Menurut saya, emas juga sesuai untuk dijadikan sebagai salah satu alternatif simpanan darurat. Ia adalah uang tunai dalam bentuk yang lain. Jika ingin di uangkan, kita bisa menjualnya atau menggadaikannya untuk mendapatkan uang tunai dengan cepat.
Sebelum terjadinya kemerosotan pada mata uang ringgit di tahun 2015 lalu, saya telah menyimpan dana pendapatan enam bulan didalam akun rekening Tabung Haji Malaysia dan enam bulan pendapatan lainnya dalam bentuk emas. Akan tetapi, hal itu membuat saya risau dan khawatir setelah melihat keadaan ringgit yang semakin merosot. Akhirnya saya memutuskan untuk merubah rencana awal dengan mengurangi simpanan tunai dan melebihkan simpanan emas. pembagiannya adalah dengan menyimpan pendapatan tiga bulan didalam akun rekening Tabung Haji dan pendapatan sembilan bulan lainnya dalam bentuk emas.
Kekal Pada Angka Atau Daya Beli?
Sebagaimana kita ketahui bersama, uang yang disimpan di bank akan aman pada nominal angkanya. Akan tetapi ada resiko yang bisa menyebabkan daya belinya menjadi turun bahkan hilang dikarenakan inflasi atau kejatuhan pada ringgit. Adapun emas akan tetap selamat pada nilai dan daya belinya walaupun harganya mengalami naik turun dalam jangka waktu yang singkat.
Sebagai bukti, terpuruknya ekonomi Indonesia dI tahun 1997 yang kemudian menjadi krisis moneter terburuk di masa Indonesia modern. Nilai tukar mata uang US Dollar dari Rp2.380 anjlok menjadi Rp16.650 per dollar. Dengan depresiasi hingga menembus 600% hanya dalam waktu 1 tahun, telah meluluhlantakkan perekonomian Indonesia. Puncaknya di tahun 1998 inflasi menembus 65%, yang kemudian menjatuhkan pemerintahan Presiden Soeharto pada waktu itu.
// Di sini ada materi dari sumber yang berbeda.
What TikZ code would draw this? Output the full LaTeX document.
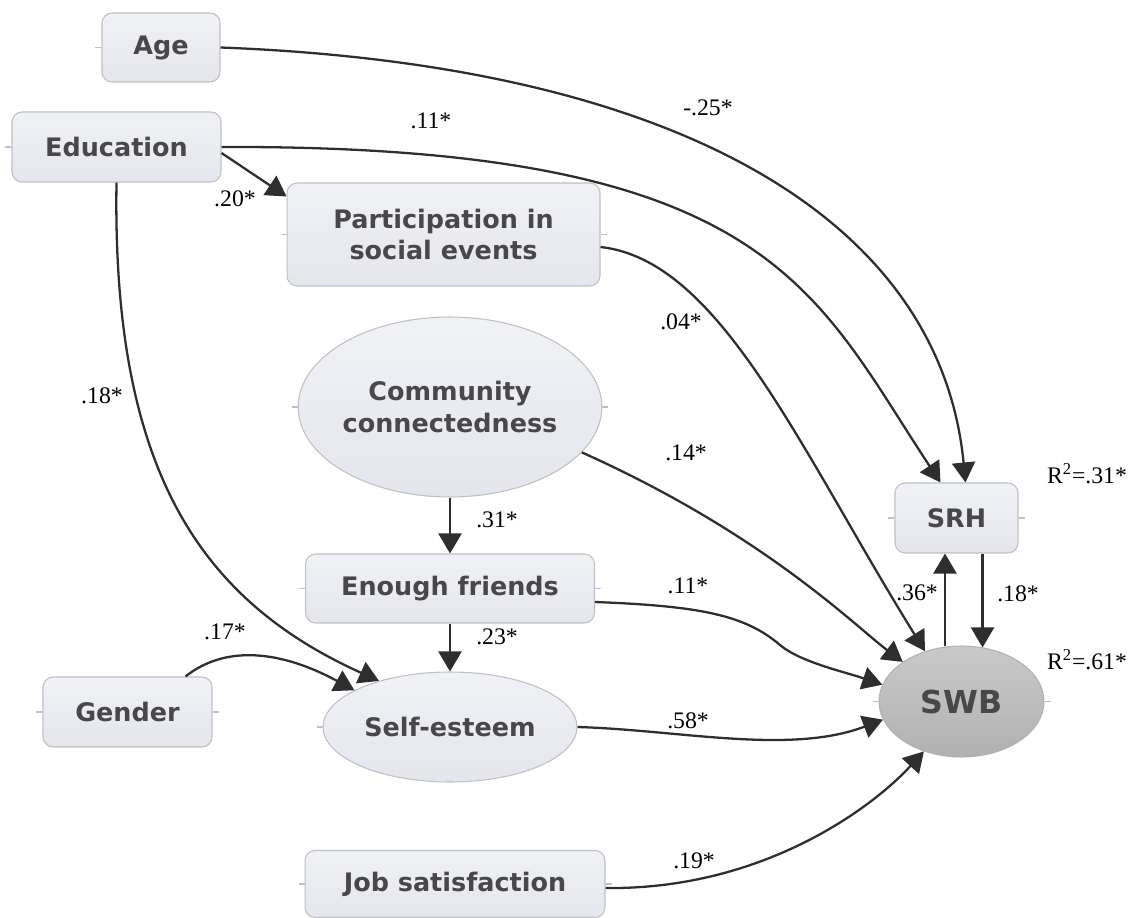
\documentclass[tikz,border=0pt]{standalone}
\usepackage{fontspec}
\setmainfont{Liberation Serif}
\newfontfamily\boxfont{DejaVu Sans}
\usetikzlibrary{shapes.geometric,arrows.meta,calc}
\definecolor{boxtop}{HTML}{F1F2F6}
\definecolor{boxbot}{HTML}{E5E6EC}
\definecolor{boxline}{HTML}{BFC0C6}
\definecolor{boxtext}{HTML}{48484A}
\definecolor{swbtop}{HTML}{C9C9C9}
\definecolor{swbbot}{HTML}{B1B1B1}
\definecolor{pathcol}{HTML}{2E2E2E}
\tikzset{
  var/.style={draw=boxline, top color=boxtop, bottom color=boxbot, text=boxtext,
    font=\boxfont\bfseries\fontsize{14.5}{18}\selectfont, align=center,
    inner sep=0pt, line width=0.6pt,
    append after command={(\tikzlastnode.west) edge[boxline, line width=0.6pt] ++(-6,0)
      (\tikzlastnode.east) edge[boxline, line width=0.6pt] ++(6,0)}},
  obs/.style={var, rectangle, rounded corners=0.2cm},
  lat/.style={var, ellipse},
  effect/.style={draw=pathcol, line width=1.3pt, -{Triangle[length=0.4cm, width=0.46cm]}},
  coef/.style={font=\fontsize{13.5}{16}\selectfont, text=black, inner sep=0pt},
}
\begin{document}
\begin{tikzpicture}[x=0.02cm, y=-0.02cm]
  \useasboundingbox (0,0) rectangle (1135,918);

  % variables
  \node[obs, minimum width=2.36cm, minimum height=1.38cm] (age) at (161,47.5) {Age};
  \node[obs, minimum width=4.18cm, minimum height=1.40cm] (edu) at (116.5,147) {Education};
  \node[obs, minimum width=6.26cm, minimum height=2.06cm] (part) at (443.5,234.5) {Participation in\\social events};
  \node[lat, minimum width=6cm, minimum height=3.6cm] (comm) at (450,407) {Community\\connectedness};
  \node[obs, minimum width=5.78cm, minimum height=1.38cm] (friends) at (450,588.5) {Enough friends};
  \node[obs, minimum width=3.38cm, minimum height=1.40cm] (gender) at (127.5,712) {Gender};
  \node[lat, minimum width=5.08cm, minimum height=2.2cm] (self) at (450,727) {Self-esteem};
  \node[obs, minimum width=6cm, minimum height=1.34cm] (job) at (455,884) {Job satisfaction};
  \node[obs, minimum width=2.46cm, minimum height=1.40cm] (srh) at (956.5,518) {SRH};
  \node[lat, top color=swbtop, bottom color=swbbot, draw=swbbot,
        font=\boxfont\bfseries\fontsize{18}{20}\selectfont,
        minimum width=3.3cm, minimum height=2.22cm] (swb) at (961.5,701.5) {SWB};

  % paths
  \draw[effect] (age.east) .. controls (680,65) and (940,220) .. ($(srh.north)+(9,0)$);
  \draw[effect] (edu.east) .. controls (771,145) and (813,290) .. ($(srh.north)+(-16,0)$);
  \draw[effect] ($(edu.east)+(0,6)$) -- ($(part.north west)+(0,14)$);
  \draw[effect] (edu.south) .. controls (112,470) and (200,600) .. (self.147);
  \draw[effect] ($(gender.north east)+(-27,0)$) .. controls (225,645) and (280,650) .. (self.159);
  \draw[effect] ($(part.east)+(0,12.5)$) .. controls (720,260) and (800,450) .. (swb.126);
  \draw[effect] (comm.-19) .. controls (764,534) and (855,626) .. (swb.146);
  \draw[effect] (comm.south) -- (friends.north);
  \draw[effect] (friends.south) -- (self.north);
  \draw[effect] ($(friends.east)+(0,13.5)$) .. controls (700,606) and (745,615) .. (780,645)
                .. controls (800,662) and (845,672) .. (swb.168);
  \draw[effect] (self.east) .. controls (680,730) and (790,755) .. (swb.193);
  \draw[effect] ($(job.east)+(0,4)$) .. controls (760,890) and (870,810) .. (swb.233);
  \draw[effect] ($(swb.north)+(-16.5,1)$) -- ($(srh.south)+(-11.5,0)$);
  \draw[effect] ($(srh.south)+(26,0)$) -- ($(swb.north)+(21,2)$);

  % coefficients
  \node[coef] (c20) at (235,199) {.20*};
  \node[coef] (c11e) at (431,121) {.11*};
  \node[coef] (c25) at (708,108) {-.25*};
  \node[coef] (c04) at (681,322) {.04*};
  \node[coef] (c18e) at (102,396) {.18*};
  \node[coef] (c14) at (686,453) {.14*};
  \node[coef] (c31) at (497,520) {.31*};
  \node[coef] (c11f) at (688,586) {.11*};
  \node[coef] (c23) at (497,637) {.23*};
  \node[coef] (c17) at (225,632) {.17*};
  \node[coef] (c58) at (688,721) {.58*};
  \node[coef] (c19) at (694,861) {.19*};
  \node[coef] (c36) at (917,593) {.36*};
  \node[coef] (c18s) at (1018,594) {.18*};
  \node[coef] (r31) at (1087,474) {R\textsuperscript{2}=.31*};
  \node[coef] (r61) at (1087,660) {R\textsuperscript{2}=.61*};
\end{tikzpicture}
\end{document}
Juga pada tahun 2015 lalu, mata uang ringgit mengalami penurunan sekitar 30 persen berbanding mata uang US Dollar. Dalam kata lain, penurunan 30 persen tersebut memberi dampak yang besar pada kenaikan harga barang di Malaysia. Sangat berbeda jika dibandingkan dengan emas. Emas akan tetap selamat di posisi yang aman dari masalah tersebut, bahkan harganya akan semakin meningkat ketika ringgit dalam keadaan menurun.
Dengan demikian dapat disimpulkan bahwa emas memberi keseimbangan pada inflasi ekonomi dan ketidakstabilan mata uang suatu negara. Sungguh menarik bukan?